Чем выше возносился червленый московский стяг в 70-е годы XIV в., тем чаще думал князь Дмитрий о том, какую пользу мог бы принести, оказавшись на митрополичьем престоле, его тезка — придворный свя­щенник Дмитрий,  в  просторечии — Митяй.  Это  был яркий, смелый человек. Его удивительная судьба по­служила темой для большого литературного произ­ведения,  вошедшего   в  летописи, — «Повести  о  Митяе».   Он  начинал  свою  карьеру  простым  коломен­ским священником. Великий    князь, часто    бывая в этом    городе — юго-восточных    воротах    московской земли, заприметил  Митяя.  Этот  иерей  резко  выде­лялся  среди  собратьев  не  только  высоким  ростом, горделивой осанкой, зычным голосом, но также обра­зованностью, умом, сильным характерам. Князь при­близил к себе Митяя, сделал своим духовником    и печатником. По-видимому, Дмитрий и просто по-че­ловечески привязался к Митяю. В отличие от суро­вого старца Алексея и окружавших его монахов Ми­тяй был человеком жизнерадостным, легким и весе­лым. Его увлекали грандиозные политические замыс­лы князя Дмитрия. Он    готов    был    верно служить своему покровителю, выполнять любые его приказа­ния. Можно сказать, что Митяй был далеко не самым худшим  в  ряду тех  безродных  фаворитов, которых любили   иметь  при   себе   почти   все  московские  го­судари.

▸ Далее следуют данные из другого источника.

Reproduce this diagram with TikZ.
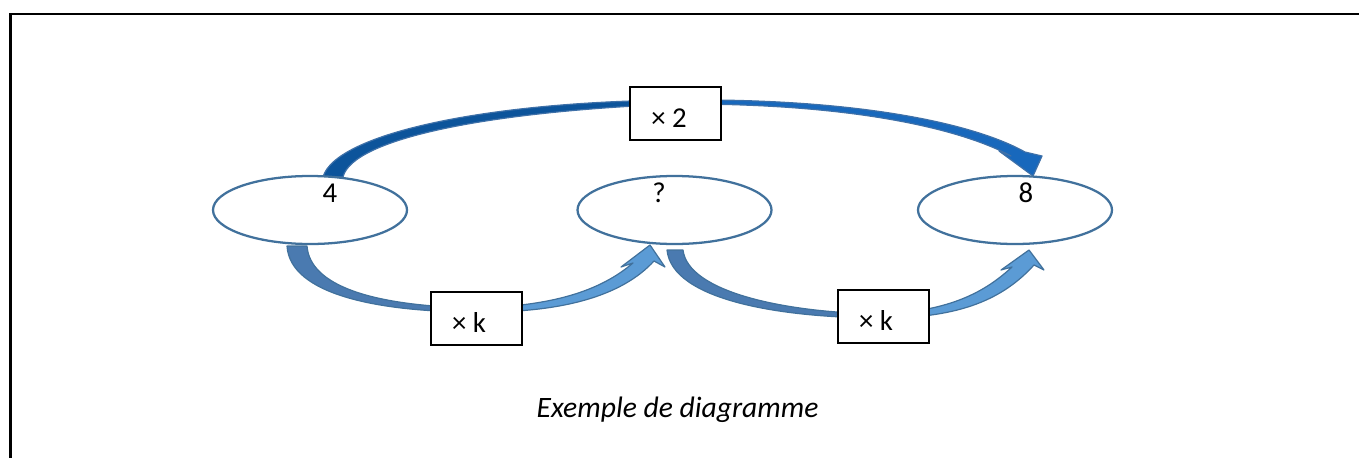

Задумав возвести Митяя на митрополию, князь столкнулся с одной сложностью. Согласно древней традиции, митрополит должен был избираться из числа монахов. В феврале 1376 г. Дмитрий заставил своего печатника принять постриг в придворном Спасском монастыре. Неохотно, «аки нужею», рас­ставался Митяй с привольным мирским житьем, вступал в ряды «непогребенных мертвецов», как име­новали себя монахи. Однако воля великого князя была для него законом. В утешение князь приказал сразу же после пострижения поставить Митяя (в мо­нашестве— Михаила) на пост архимандрита того же Спасского монастыря.  Это  решение великого князя вызвало бурю негодования в среде черного духовен­ства. Но князь пошел дальше: вскоре он начал тре­бовать от митрополита Алексея официального утвер­ждения Митяя своим наследником на кафедре.